I give a basic timeline of the development of the slave trade in the American colonies in the US and the International and the domestic laws that governed it. I talked about the scale of the trade, how many people it affected. About 600,000 of the 12 million Africans that were captured for the transatlantic slave trade were brought to mainland America, and about 4 million people took their freedom with abolition. I talk a little bit about the struggle to define land and people as real property or chattel property. There were debates about how to categorize them to best ensure credit flow to meet the credit needs of settlers and to meet the demands of creditors who wanted to be paid back. So the very terms of property, these basic designations of real property and chattel property, were shaped and determined by the process of colonization and the development of the slave trade.

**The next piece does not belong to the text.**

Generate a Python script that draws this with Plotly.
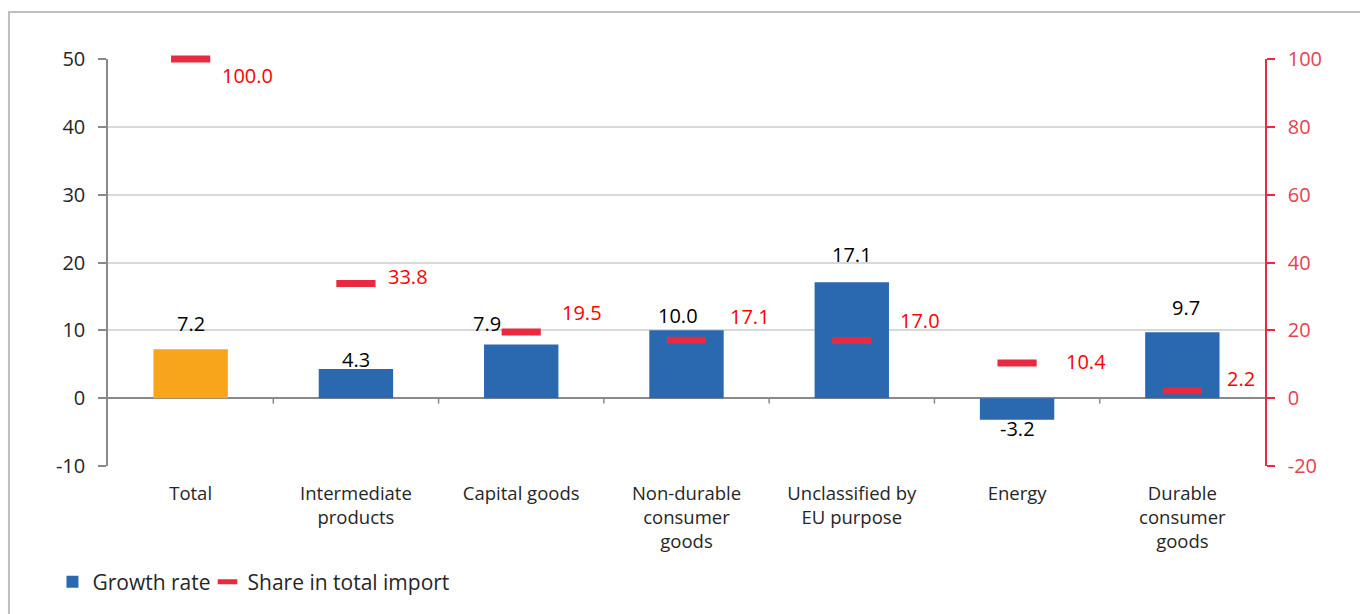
import plotly.graph_objects as go

categories = ["Total", "Intermediate<br>products", "Capital goods", "Non-durable<br>consumer<br>goods",
              "Unclassified by<br>EU purpose", "Energy", "Durable<br>consumer<br>goods"]
growth_rate = [7.2, 4.3, 7.9, 10.0, 17.1, -3.2, 9.7]
import_share = [100.0, 33.8, 19.5, 17.1, 17.0, 10.4, 2.2]

left_ticks = [-10, 0, 10, 20, 30, 40, 50]
right_ticks = [-20, 0, 20, 40, 60, 80, 100]

BLUE = "#2A69B0"
ORANGE = "#F9A51B"
RED_MARK = "#E8293F"
RED_TEXT = "#FF0000"
AXIS_RED = "#E8414F"
GREY = "#898989"
FONT = "Open Sans"

# label nudges in pixels (distance of label centre from the bar end, sideways shift)
growth_gap = [26, 10, 21, 15, 28, 9, 24.5]
growth_dx = [0, 0, -34, -8.5, 0, 0, 4]
# share labels: start offset to the right of the marker, vertical offset (down = positive)
share_dx = [29, 30, 39, 41, 46, 47, 43]
share_dy = [16, -7, -20, -24, -20, -1.6, -12]

fig = go.Figure()
# total bar in orange, the product groups in blue
fig.add_trace(go.Bar(
    x=categories[:1], y=growth_rate[:1], name="Total",
    marker=dict(color=ORANGE, line=dict(width=0)), width=0.45, showlegend=False,
))
fig.add_trace(go.Bar(
    x=categories[1:], y=growth_rate[1:], name="Growth rate",
    marker=dict(color=BLUE, line=dict(width=0)), width=0.45, legend="legend",
))
fig.add_trace(go.Scatter(
    x=categories, y=import_share, name="Share in total import", mode="markers",
    marker=dict(symbol="line-ew", size=28, line=dict(width=7, color=RED_MARK), color=RED_MARK),
    yaxis="y2", cliponaxis=False, showlegend=False,
))
# legend entry for the share markers
fig.add_trace(go.Scatter(
    x=[None], y=[None], name="Share in total import", mode="markers",
    marker=dict(symbol="line-ew", size=14, line=dict(width=5, color=RED_MARK), color=RED_MARK),
    yaxis="y2", legend="legend2",
))

annotations = []
for i, (c, v) in enumerate(zip(categories, growth_rate)):
    annotations.append(dict(
        x=c, y=v, xref="x", yref="y", text=f"{v:.1f}", showarrow=False,
        yanchor="middle", xanchor="center",
        yshift=growth_gap[i] if v >= 0 else -growth_gap[i], xshift=growth_dx[i],
        font=dict(family=FONT, size=20, color="#000000"),
    ))
for i, (c, v) in enumerate(zip(categories, import_share)):
    annotations.append(dict(
        x=c, y=v, xref="x", yref="y2", text=f"{v:.1f}", showarrow=False,
        xanchor="left", yanchor="middle", xshift=share_dx[i], yshift=-share_dy[i],
        font=dict(family=FONT, size=20, color=RED_TEXT),
    ))

# small ticks on the zero line between categories
shapes = []
for i in range(1, len(categories)):
    shapes.append(dict(type="line", xref="x", yref="y", x0=i - 0.5, x1=i - 0.5,
                       y0=0, y1=-0.8, line=dict(color=GREY, width=1.5)))
# outer chart frame
shapes.append(dict(type="rect", xref="paper", yref="paper",
                   x0=-0.0856, x1=1.2, y0=-0.5, y1=1.1152,
                   line=dict(color="#BFBFBF", width=2), layer="below"))

legend_style = dict(orientation="h", y=-0.232, xanchor="left", yanchor="top",
                    font=dict(family=FONT, size=21, color="#262626"),
                    itemwidth=30, bgcolor="rgba(0,0,0,0)")

fig.update_layout(
    width=1360, height=614,
    margin=dict(l=108, r=95, t=59, b=147),
    paper_bgcolor="white", plot_bgcolor="white",
    font=dict(family=FONT, size=18, color="#262626"),
    barmode="overlay",
    showlegend=True,
    legend=dict(x=-0.048, **legend_style),
    legend2=dict(x=0.086, **legend_style),
    xaxis=dict(type="category", showgrid=False, showline=False, ticks="",
               tickfont=dict(family=FONT, size=18.5, color="#262626"),
               ticklabelstandoff=14, range=[-0.5, 6.5]),
    yaxis=dict(range=[-10, 50], tickvals=left_ticks, ticktext=[str(t) for t in left_ticks],
               showgrid=True, gridcolor="#D9D9D9", gridwidth=1.5,
               zeroline=True, zerolinecolor=GREY, zerolinewidth=2,
               showline=True, linecolor=GREY, linewidth=1.5,
               ticks="outside", ticklen=8, tickcolor=GREY, tickwidth=1.5,
               tickfont=dict(family=FONT, size=20, color="#262626"), ticklabelstandoff=9),
    yaxis2=dict(range=[-20, 100], tickvals=right_ticks, ticktext=[str(t) for t in right_ticks],
                overlaying="y", side="right", showgrid=False,
                zeroline=False, showline=True, linecolor=RED_MARK, linewidth=1.5,
                ticks="outside", ticklen=8, tickcolor=RED_MARK, tickwidth=1.5,
                tickfont=dict(family=FONT, size=20, color=AXIS_RED), ticklabelstandoff=9),
    annotations=annotations,
    shapes=shapes,
)

fig.write_html("out.html")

I want to emphasize that this chapter is really not a holistic overview about how to teach race in the property law course. That would have taken many many more pages. I really concentrated on suggestions for how to teach the histories of conquest and slavery, because those are topics that seem less accessible to people, less known. What I try to show is that they lay down basic frameworks. They explain the deep structural nature of how this land market in the US created value through racial exclusion and violence, and the great force of anti-Blackness and resistance to Black land ownership that survived slavery and grew after abolition, that explains topics that you can teach later in your course like racial zoning, racially restrictive covenants, the FHA’s transformation of the real estate market with the creation of the suburbs through redlining. To me, it makes all of those topics much easier to teach, easier for students to understand and makes it less likely that they will be uncomfortable add-ons to the class and more clear as a basic essential part of the system that we have.